Bien sûr, revenir au collectif de travail, cela peut évoquer le primat à la négociation d’entreprise qu’entendent établir ces rapports. Mais le problème ne se limite pas au renversement de la hiérarchie des normes. La question aujourd’hui est de ressaisir ce collectif qui est dispersé en une diversité d’établissements, de sous-traitants. Le comité d’entreprise constitue pour cela une institution cruciale ! Sa réhabilitation est nécessaire notamment par la création d’unités économiques et sociales ramenant de la cohérence dans les activités productives, mais pas suffisante face aux restructurations incessantes qu’impose le marché financier.

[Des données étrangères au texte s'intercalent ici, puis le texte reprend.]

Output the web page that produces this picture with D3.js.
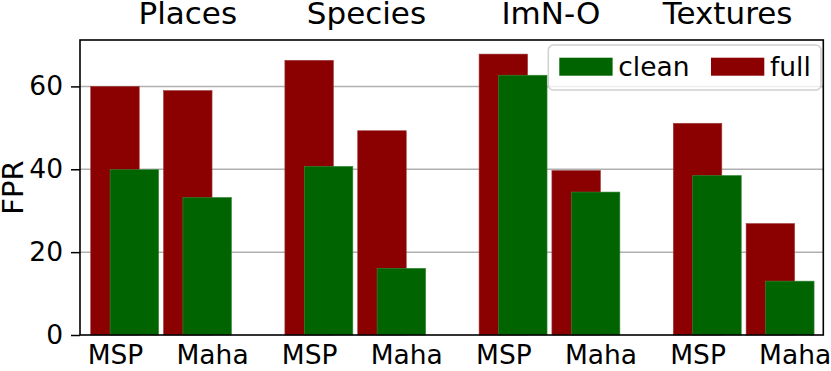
<!DOCTYPE html>
<html>
<head>
<meta charset="utf-8">
<script src="https://cdn.jsdelivr.net/npm/d3@7"></script>
<style>
  html, body { margin: 0; padding: 0; background: #ffffff; }
  svg { display: block; font-family: "DejaVu Sans", sans-serif; }
</style>
</head>
<body>
<svg id="chart" width="831" height="371"></svg>
<script>
// ---- data ----
const groups = ["Places", "Species", "ImN-O", "Textures"];
const methods = ["MSP", "Maha"];
const fullValues = [60.0, 59.0, 66.3, 49.3, 67.8, 39.7, 51.1, 26.9];
const cleanValues = [39.9, 33.2, 40.7, 16.1, 62.7, 34.5, 38.5, 13.0];
const yTicks = [0, 20, 40, 60];
const titlePositions = [0.75, 2.59, 4.49, 6.31];
const seriesNames = ["clean", "full"];

// ---- layout ----
const svg = d3.select("#chart");
const margin = { left: 80, right: 831 - 823.3, top: 40, bottom: 371 - 335 };
const W = 831, H = 371;
const x = d3.scaleLinear().domain([-0.36, 7.295]).range([margin.left, W - margin.right]);
const y = d3.scaleLinear().domain([0, 71.2]).range([H - margin.bottom, margin.top]);
const barW = 0.5, cleanOffset = 0.2;
const colors = { full: "#8b0000", clean: "#006400" };

// rows
const rows = [];
groups.forEach((g, gi) => methods.forEach((m, mi) => {
  const i = gi * 2 + mi;
  rows.push({ g, m, barPos: 2 * gi + 0.75 * mi, tickPos: 2 * gi + mi, full: fullValues[i], clean: cleanValues[i] });
}));

// grid
svg.append("g").selectAll("line").data(yTicks.filter(t => t > 0)).join("line")
  .attr("x1", x.range()[0]).attr("x2", x.range()[1])
  .attr("y1", d => y(d)).attr("y2", d => y(d))
  .attr("stroke", "#b0b0b0").attr("stroke-width", 1.5);

// bars
const bars = svg.append("g");
bars.selectAll("rect.full").data(rows).join("rect").attr("class", "full")
  .attr("x", d => x(d.barPos - barW / 2)).attr("width", x(barW) - x(0))
  .attr("y", d => y(d.full)).attr("height", d => y(0) - y(d.full))
  .attr("fill", colors.full).attr("stroke", "#a04040").attr("stroke-width", 0.6);
bars.selectAll("rect.clean").data(rows).join("rect").attr("class", "clean")
  .attr("x", d => x(d.barPos + cleanOffset - barW / 2)).attr("width", x(barW) - x(0))
  .attr("y", d => y(d.clean)).attr("height", d => y(0) - y(d.clean))
  .attr("fill", colors.clean).attr("stroke", "#3a8a3a").attr("stroke-width", 0.6);

// y axis
const yAxis = d3.axisLeft(y).tickValues(yTicks).tickSize(9).tickPadding(8).tickFormat(d3.format("d"));
const gy = svg.append("g").attr("transform", `translate(${margin.left},0)`).call(yAxis);
gy.select(".domain").remove();
gy.selectAll("line").attr("stroke", "#000").attr("stroke-width", 1.5);
gy.selectAll("text").attr("font-size", 26.5).attr("fill", "#000").attr("font-family", "DejaVu Sans");

// x axis (labels only)
const xAxis = d3.axisBottom(x).tickValues(rows.map(r => r.tickPos)).tickSize(0).tickPadding(10)
  .tickFormat((d, i) => rows[i].m);
const gx = svg.append("g").attr("transform", `translate(0,${y(0)})`).call(xAxis);
gx.select(".domain").remove();
gx.selectAll("text").attr("font-size", 26.5).attr("fill", "#000").attr("font-family", "DejaVu Sans");

// frame
svg.append("rect")
  .attr("x", x.range()[0]).attr("y", y.range()[1])
  .attr("width", x.range()[1] - x.range()[0]).attr("height", y.range()[0] - y.range()[1])
  .attr("fill", "none").attr("stroke", "#000").attr("stroke-width", 1.6);

// group titles
svg.append("g").selectAll("text").data(groups).join("text")
  .attr("x", (d, i) => x(titlePositions[i])).attr("y", 24)
  .attr("text-anchor", "middle").attr("font-size", 31).attr("fill", "#000")
  .text(d => d);

// y label
svg.append("text")
  .attr("transform", `translate(22.7,${(y.range()[0] + y.range()[1]) / 2}) rotate(-90)`)
  .attr("text-anchor", "middle").attr("font-size", 29).attr("fill", "#000")
  .text("FPR");

// legend
const leg = svg.append("g");
leg.append("rect").attr("x", 548.3).attr("y", 45).attr("width", 272.7).attr("height", 45)
  .attr("rx", 5).attr("fill", "rgba(255,255,255,0.8)").attr("stroke", "#d0d0d0").attr("stroke-width", 1.5);
const legendItems = [
  { name: seriesNames[0], color: colors.clean, px: 559.3 },
  { name: seriesNames[1], color: colors.full, px: 711 }
];
legendItems.forEach(it => {
  leg.append("rect").attr("x", it.px).attr("y", 57.7).attr("width", 53.3).attr("height", 18).attr("fill", it.color);
  leg.append("text").attr("x", it.px + 59).attr("y", 76).attr("font-size", 26.5).attr("fill", "#000").text(it.name);
});
</script>
</body>
</html>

Je propose par exemple de mettre en place une « sécurité sociale industrielle », en imaginant une intervention des organisations syndicales dans la gestion d’un investissement social pour contrecarrer l’action déstabilisatrice des fonds d’investissement. Aujourd’hui, la finalité prioritaire de ce que l’on nomme « entreprise » est la rentabilité, en concentrant les efforts sur la baisse des coûts, au détriment de la cohérence de l’activité productive. Au lieu de répondre à une demande de « simplification » centrée sur le droit du travail, il y a lieu de saisir le droit du travail comme la base d’une simplification des circuits économiques pour restaurer des capacités de production et d’innovation que la multiplication des sous-traitants tend à disperser. Or, ces capacités de réaliser des produits innovants et de qualité elles viennent en premier lieu du travail et des travailleurs.